When cutting and trying to get cut and shredded, what is the best carb/protein/fat split for accomplishing this?


----------



## cha (Apr 4, 2006)

ddawg said:
			
		

> When cutting and trying to get cut and shredded, what is the best carb/protein/fat split for accomplishing this?

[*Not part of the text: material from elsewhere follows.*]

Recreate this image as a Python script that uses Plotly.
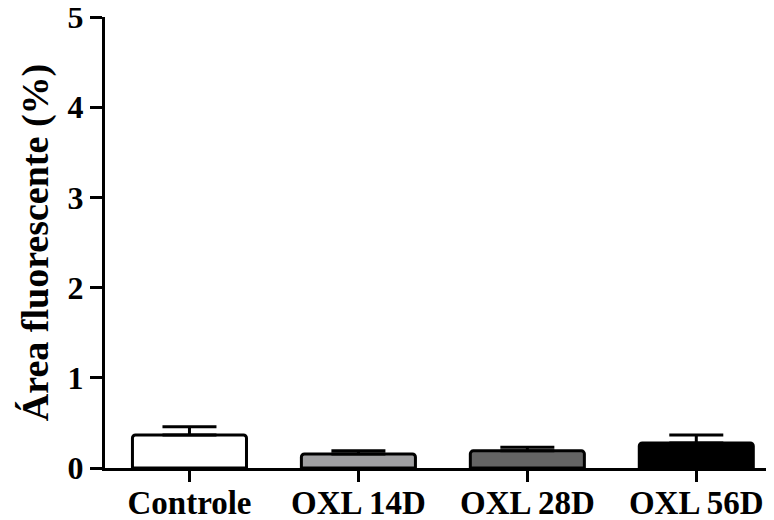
import plotly.graph_objects as go

categories = ["Controle", "OXL 14D", "OXL 28D", "OXL 56D"]
means = [0.366, 0.155, 0.19, 0.277]
errors = [0.09, 0.037, 0.04, 0.09]
bar_colors = ["#ffffff", "#a0a0a2", "#646464", "#000000"]
y_ticks = [0, 1, 2, 3, 4, 5]

FONT = "Liberation Serif"

fig = go.Figure()
fig.add_trace(go.Bar(
    x=categories,
    y=means,
    width=0.675,
    marker=dict(color=bar_colors, line=dict(color="black", width=3), cornerradius=3),
    error_y=dict(type="data", symmetric=False, array=errors,
                 arrayminus=[0] * len(errors),
                 color="black", thickness=3, width=27),
))

# page body has an 8px default margin, so the figure is 8px smaller
fig.update_layout(
    width=766, height=512,
    margin=dict(l=97, r=0, t=9, b=52),
    paper_bgcolor="white", plot_bgcolor="white",
    showlegend=False,
    font=dict(family=FONT, color="black"),
)
fig.update_xaxes(
    range=[-0.5, 3.46],
    automargin=False,
    showline=True, linewidth=3, linecolor="black",
    ticks="outside", ticklen=11, tickwidth=3, tickcolor="black",
    ticklabelstandoff=-8,
    ticklabeloverflow="allow",
    tickfont=dict(family=FONT, size=33, color="black", weight="bold"),
    showgrid=False, zeroline=False,
)
fig.update_yaxes(
    range=[0, 5],
    automargin=False,
    tickvals=y_ticks,
    showline=True, linewidth=3, linecolor="black",
    ticks="outside", ticklen=12, tickwidth=3, tickcolor="black",
    ticklabeloverflow="allow",
    tickfont=dict(family=FONT, size=32, color="black", weight="bold"),
    title=dict(text="Área fluorescente (%)", font=dict(family=FONT, size=38, color="black", weight="bold"), standoff=8),
    showgrid=False, zeroline=False,
)

fig.write_html("out.html")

There isn't a majic ratio.  Everyone is different.


----------



## ddawg (Apr 4, 2006)

Ok, thanks.
I was asking because I'm skinny fat and I was thinking about kind of doing a carb cycling thing.  I was going to eat low to moderate carbs 4 days a week (about a 23/34/41  carb/protein/fat split), a low carb day once a week(8/48/41 carb/protein/fat split), and then 2 straight carb up days(35/35/30 split).

This is how it would look

Low to Medium Carbs (4 days a week)
2600 calories, 118g fat, 154g carbs(mainly after workout), 222g protein

Low Carb (1 day a week)
2100 calories, 112g fat, 42g carbs (veggies), 216g protein

Carb Up (2 days)
3000 calories, 96g fat, 276g carbs, 250g protein


By the way, I'm 20 years old, 6', and 177 lbs.  I'm trying to get cut and lose the belly fat.


----------



## cha (Apr 4, 2006)

ddawg said:
			
		

> Ok, thanks.
> I was asking because I'm skinny fat and I was thinking about kind of doing a carb cycling thing.  I was going to eat low to moderate carbs 4 days a week (about a 23/34/41  carb/protein/fat split), a low carb day once a week(8/48/41 carb/protein/fat split), and then 2 straight carb up days(35/35/30 split).
> 
> This is how it would look
> ...



I'm what you would call skinny fat myself.  I'm small (5' 7" @ 150lbs, 31" waist up from 140lbs, 33" waist).  I would suggest you do a recomp diet whereby you eat 10% or so above maintenance.  This is what I've been doing and it seems to work for me.  I don't do the carb cycle thing - I eat the same amout everyday whether I workout or not.


----------